We had a lovely conversation, and I left the encounter feeling a little bit brighter. He was the happiest, most alive person I spoke to all week.

This older man was very content with life. Was he rich? Doubt it. Was he off on an epic trip to the Maldives? I didn’t see a suitcase anywhere… Had he just spent the last two hours watching Florence Pugh wearing a leather jumpsuit in the latest Marvel movie?

Well, the film wasn’t released until the next day, so I’m gonna say no.

He didn’t need lots of money; he was just content with what he had. I mean, the guy needs studying, to be honest, because who the hell is happy with what they’ve got? But it got me thinking: What would make me this happy? Money?

‘How much money would you like to win?’ my friend asked me in the pub the other day. Well, I’d need enough for a house, a few cheques for my favourite peeps and causes, a lifetime’s supply of spending money, and a special fund with which to bribe people so that they’ll love me and never leave. So, I guess £50 million should cover it.

Though I’d accept £5 million… don’t want to seem greedy.

Would that actually make me happy? Yeah, for sure it would. The idiots who ruin their lives after winning the lottery are clearly not doing it right.

But of course, once the novelty of not having to work, bargain hunt or wipe my own arse has worn off, I’ll be just as bored and lonely as I would be if I were skint.

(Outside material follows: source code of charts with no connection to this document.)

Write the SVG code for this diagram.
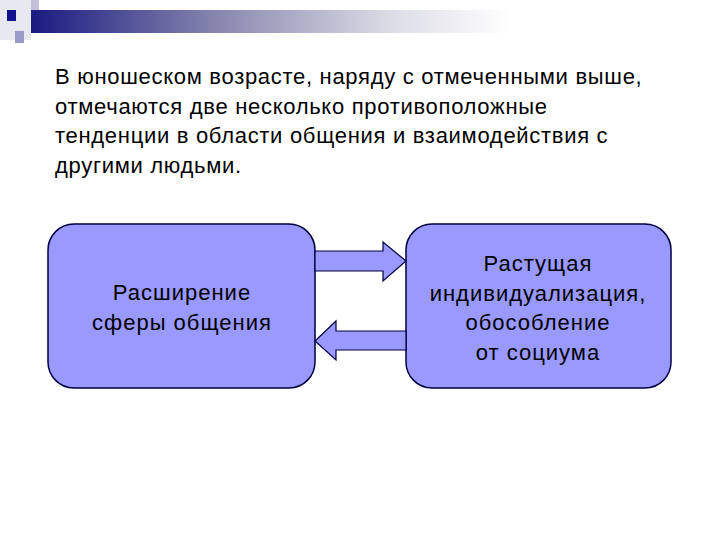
<svg xmlns="http://www.w3.org/2000/svg" width="720" height="540" viewBox="0 0 720 540">
<defs>
<linearGradient id="bar" x1="0" x2="1" y1="0" y2="0">
<stop offset="0" stop-color="#1a1a80"/>
<stop offset="0.4" stop-color="#8a8ab0"/>
<stop offset="0.75" stop-color="#dcdce6"/>
<stop offset="1" stop-color="#ffffff"/>
</linearGradient>
<style>
.box{fill:#9999ff;stroke:#000040;stroke-width:1.5}
.arr{fill:#9999ff;stroke:#000040;stroke-width:1.2}
.t{font-family:"Liberation Sans",Arial,sans-serif;font-size:22px;letter-spacing:0.7px;fill:#000}
.c{text-anchor:middle;letter-spacing:1px}
</style>
</defs>
<rect width="720" height="540" fill="#fff"/>
<g id="decor">
<rect x="0" y="0" width="31" height="40" fill="#e8e8f0"/>
<rect x="31" y="0" width="8" height="21" fill="#c0c0d8"/>
<rect x="31" y="10" width="480" height="23" fill="url(#bar)"/>
<rect x="7" y="10" width="9" height="11" fill="#10108a"/>
<rect x="15" y="31" width="9" height="12" fill="#9a9ac8"/>
</g>
<text class="t" x="55" y="84">В юношеском возрасте, наряду с отмеченными выше,</text>
<text class="t" x="55" y="114">отмечаются две несколько противоположные</text>
<text class="t" x="55" y="143">тенденции в области общения и взаимодействия с</text>
<text class="t" x="55" y="173">другими людьми.</text>
<g id="left">
<rect class="box" x="48" y="224" width="267" height="164" rx="26"/>
<text class="t c" x="182" y="300">Расширение</text>
<text class="t c" x="182" y="330">сферы общения</text>
</g>
<g id="right">
<rect class="box" x="406" y="224" width="265" height="164" rx="26"/>
<text class="t c" x="538" y="271">Растущая</text>
<text class="t c" x="538" y="301">индивидуализация,</text>
<text class="t c" x="538" y="330">обособление</text>
<text class="t c" x="538" y="360">от социума</text>
</g>
<g id="connectors">
<polygon class="arr" points="315,251 383,251 383,242 406,261 383,281 383,271 315,271"/>
<polygon class="arr" points="406,331 336,331 336,321 315,341 336,360 336,350 406,350"/>
</g>
</svg>
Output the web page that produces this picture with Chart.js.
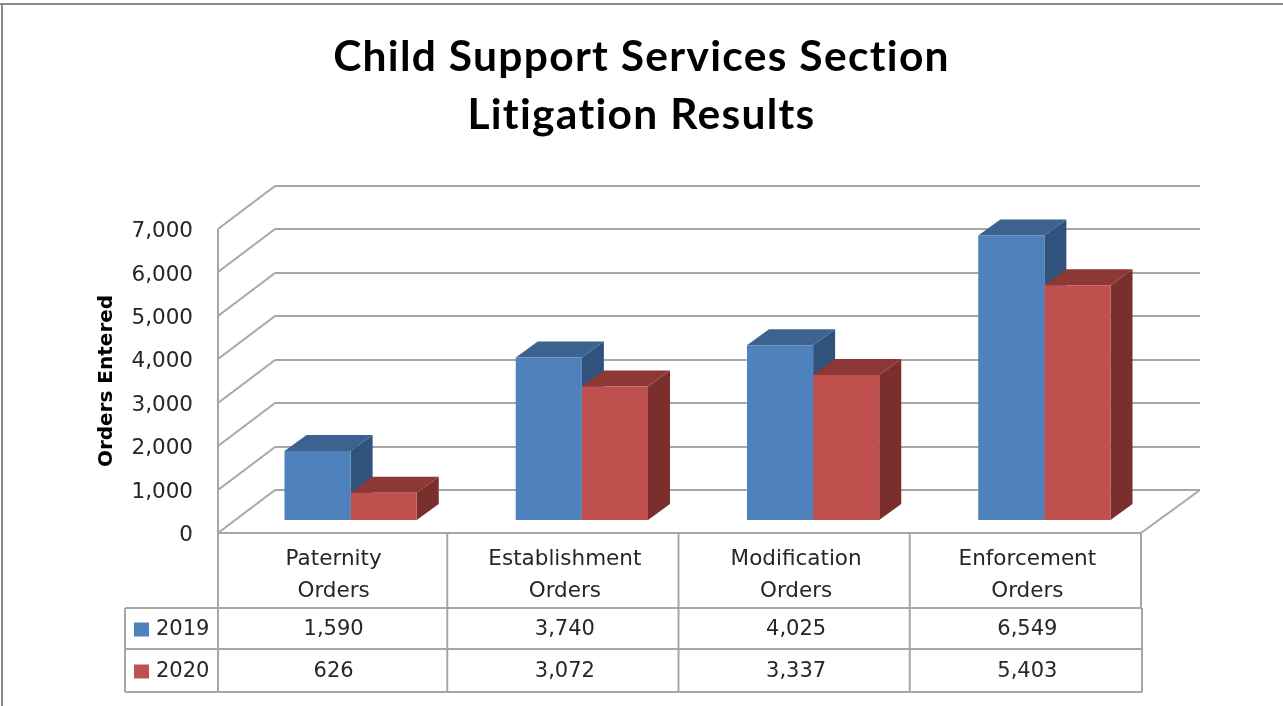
<!DOCTYPE html>
<html>
<head>
<meta charset="utf-8">
<title>Child Support Services Section Litigation Results</title>
<script src="https://cdn.jsdelivr.net/npm/chart.js@4"></script>
<style>
  html, body { margin: 0; background: #fff; }
  canvas { display: block; filter: blur(0.45px); }
</style>
</head>
<body>
<canvas id="litigationChart" width="1283" height="706"></canvas>
<script>
const categories = [
  ["Paternity", "Orders"],
  ["Establishment", "Orders"],
  ["Modification", "Orders"],
  ["Enforcement", "Orders"],
];
const seriesNames = ["2019", "2020"];
const orders2019 = [1590, 3740, 4025, 6549];
const orders2020 = [626, 3072, 3337, 5403];
const seriesValues = [orders2019, orders2020];

const frontColors = ["#4F81BD", "#C0504D"];
const topColors = ["#3C6390", "#8E3836"];
const sideColors = ["#30527C", "#7B2F2D"];

const lineColor = "#a6a6a6";
const textColor = "#262626";
const tableFont = "21px 'DejaVu Sans'";

// 3D look: back wall offset, bar plane offset, bar depth
const wall = { dx: 57, dy: -43 };
const barShift = { dx: 17, dy: -13 };
const barDepth = { dx: 22, dy: -16 };
const rowLines = [608, 649, 692];
const tableLeft = 125;

function line(ctx, x1, y1, x2, y2) {
  ctx.beginPath();
  ctx.moveTo(x1, y1);
  ctx.lineTo(x2, y2);
  ctx.stroke();
}

function face(ctx, color, pts) {
  ctx.fillStyle = color;
  ctx.beginPath();
  pts.forEach((p, i) => (i ? ctx.lineTo(p[0], p[1]) : ctx.moveTo(p[0], p[1])));
  ctx.closePath();
  ctx.fill();
}

const depthPlugin = {
  id: "depth",
  afterInit(chart) {
    // title needs wider spacing than the rest, this also stops the "ti" ligature
    const title = chart.titleBlock;
    const draw = title.draw;
    title.draw = function () {
      this.ctx.letterSpacing = "1.3px";
      draw.call(this);
      this.ctx.letterSpacing = "0px";
    };
  },
  beforeDraw(chart) {
    const ctx = chart.ctx;
    const { left, right, top, bottom } = chart.chartArea;
    const y = chart.scales.y;

    ctx.save();
    ctx.strokeStyle = "#8c8c8c";
    ctx.lineWidth = 2;
    line(ctx, 0, 4, chart.width, 4);
    line(ctx, 2, 4, 2, chart.height);

    // walls and floor
    ctx.strokeStyle = lineColor;
    y.ticks.forEach((t) => {
      const py = Math.round(y.getPixelForValue(t.value));
      line(ctx, left, py, left + wall.dx, py + wall.dy);
      line(ctx, left + wall.dx, py + wall.dy, right + wall.dx, py + wall.dy);
    });
    line(ctx, left, top, left, bottom);
    line(ctx, right - 2, bottom, right + wall.dx, bottom + wall.dy);
    ctx.restore();
  },
  beforeDatasetsDraw(chart) {
    const ctx = chart.ctx;
    ctx.save();
    ctx.translate(barShift.dx, barShift.dy);
    chart.data.datasets.forEach((ds, d) => {
      chart.getDatasetMeta(d).data.forEach((bar) => {
        const x1 = bar.x - bar.width / 2;
        const x2 = bar.x + bar.width / 2;
        const { dx, dy } = barDepth;
        face(ctx, sideColors[d], [[x2, bar.y], [x2 + dx, bar.y + dy], [x2 + dx, bar.base + dy], [x2, bar.base]]);
        face(ctx, topColors[d], [[x1, bar.y], [x1 + dx, bar.y + dy], [x2 + dx, bar.y + dy], [x2, bar.y]]);
      });
    });
  },
  afterDatasetsDraw(chart) {
    chart.ctx.restore();
    drawDataTable(chart);
  },
};

function drawDataTable(chart) {
  const ctx = chart.ctx;
  const { left, right, bottom } = chart.chartArea;
  const x = chart.scales.x;
  const step = (right - left) / categories.length;
  const tableRight = right - 1;

  ctx.save();
  ctx.strokeStyle = lineColor;
  ctx.lineWidth = 2;
  line(ctx, left, bottom, right - 2, bottom);
  categories.forEach((c, i) => {
    const edge = x.getPixelForTick(i) + step / 2 - 2;
    const last = i === categories.length - 1;
    line(ctx, edge, bottom, edge, last ? rowLines[0] : rowLines[2]);
  });
  line(ctx, left, bottom, left, rowLines[2]);
  rowLines.forEach((ry) => line(ctx, tableLeft, ry, tableRight, ry));
  line(ctx, tableLeft, rowLines[0], tableLeft, rowLines[2]);
  line(ctx, tableRight, rowLines[0], tableRight, rowLines[2]);

  ctx.font = tableFont;
  ctx.textBaseline = "middle";
  seriesNames.forEach((name, r) => {
    const cy = (rowLines[r] + rowLines[r + 1]) / 2 + 1;
    ctx.fillStyle = frontColors[r];
    ctx.fillRect(134, cy - 7, 15, 14);
    ctx.fillStyle = textColor;
    ctx.textAlign = "left";
    ctx.fillText(name, 156, cy);
    ctx.textAlign = "center";
    seriesValues[r].forEach((v, i) => {
      ctx.fillText(v.toLocaleString("en-US"), x.getPixelForTick(i), cy);
    });
  });
  ctx.restore();
}

new Chart(document.getElementById("litigationChart"), {
  type: "bar",
  data: {
    labels: categories,
    datasets: seriesNames.map((name, i) => ({
      label: name,
      data: seriesValues[i],
      backgroundColor: frontColors[i],
      borderWidth: 0,
      barPercentage: 1,
      categoryPercentage: 0.572,
      clip: false,
    })),
  },
  options: {
    responsive: false,
    animation: false,
    plugins: {
      legend: { display: false },
      title: {
        display: true,
        text: ["Child Support Services Section", "Litigation Results"],
        color: "#000",
        font: { family: "Lato", size: 42.5, weight: "bold", lineHeight: "58px" },
        padding: { top: 28, bottom: 85 },
      },
    },
    scales: {
      x: {
        afterFit(s) { s.height = 173; },
        grid: { display: false },
        border: { display: false },
        ticks: {
          color: textColor,
          padding: 2,
          maxRotation: 0,
          autoSkip: false,
          font: { family: "DejaVu Sans", size: 21.5, lineHeight: "32px" },
        },
      },
      y: {
        min: 0,
        max: 7000,
        afterFit(s) { s.width = 218; },
        grid: { display: false, drawTicks: false },
        border: { display: false },
        ticks: {
          stepSize: 1000,
          color: textColor,
          padding: 25,
          labelOffset: 2.5,
          font: { family: "DejaVu Sans", size: 21.5 },
        },
        title: {
          display: true,
          text: "Orders Entered",
          color: "#000",
          font: { family: "DejaVu Sans", size: 20, weight: "bold" },
          padding: { top: 95, bottom: 0 },
        },
      },
      // empty axis, keeps the room right of the floor
      rightGap: {
        type: "linear",
        position: "right",
        afterFit(s) { s.width = 140; },
        grid: { display: false },
        border: { display: false },
        ticks: { display: false },
      },
    },
  },
  plugins: [depthPlugin],
});
</script>
</body>
</html>
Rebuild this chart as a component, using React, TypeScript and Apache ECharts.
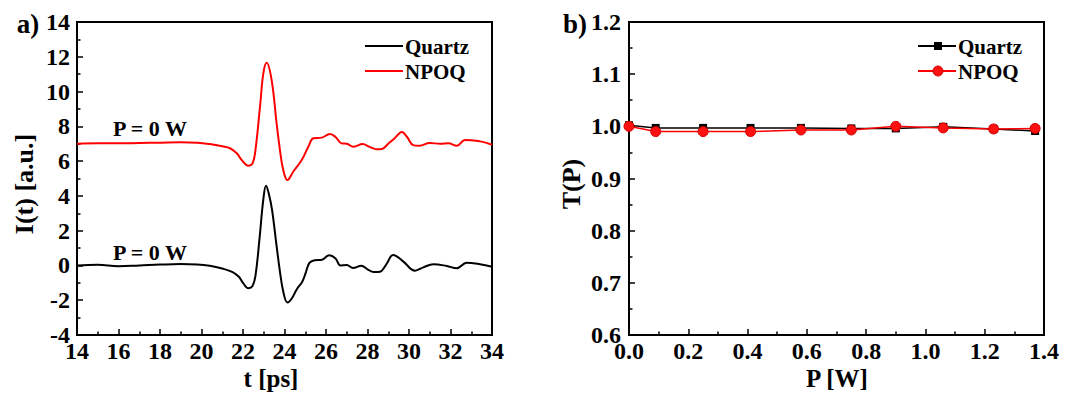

But at least I’d be wearing nicer clothes.

I’d whisk my friends and me away on an all-inclusive trip to Asia – business class, massages, the works. But would that stop me from spiralling, quiet the gut-wrenching void, or magically transform me into someone who doesn’t see the negative in everything?

Maybe for the duration of the trip.

But then as soon as I’m back in England, BOOM, straight back on the struggle bus without a seat belt.

I’m happiest when I’m in the flow state: writing, eating, playing sport, eating, goofing with friends, eating, goofing with the kids I coach on Saturdays, or goofing with other people’s dogs.

That’s when I feel most joy. When I’m goofing. And eating.

A colleague told me about his recent trip to Africa, during which he saw some kids playing with a football made of rolled-up plastic bags. ‘And were they happy?’ I asked. ‘Incredibly. ’

Happiness, like my attention span, is fleeting. Money can’t buy the flow state, true love, or real connection. But it can buy me a bunch of fluffy nubbins (guinea pigs), a few fluffy splooters (dogs), and a handful of people willing to pretend they love me in exchange for cash.

And honestly, I’d take that at this point.

I think the only way I’ll know if money can make me happy is by testing the theory out. If anyone would like to fund this extremely important research, please do get in touch.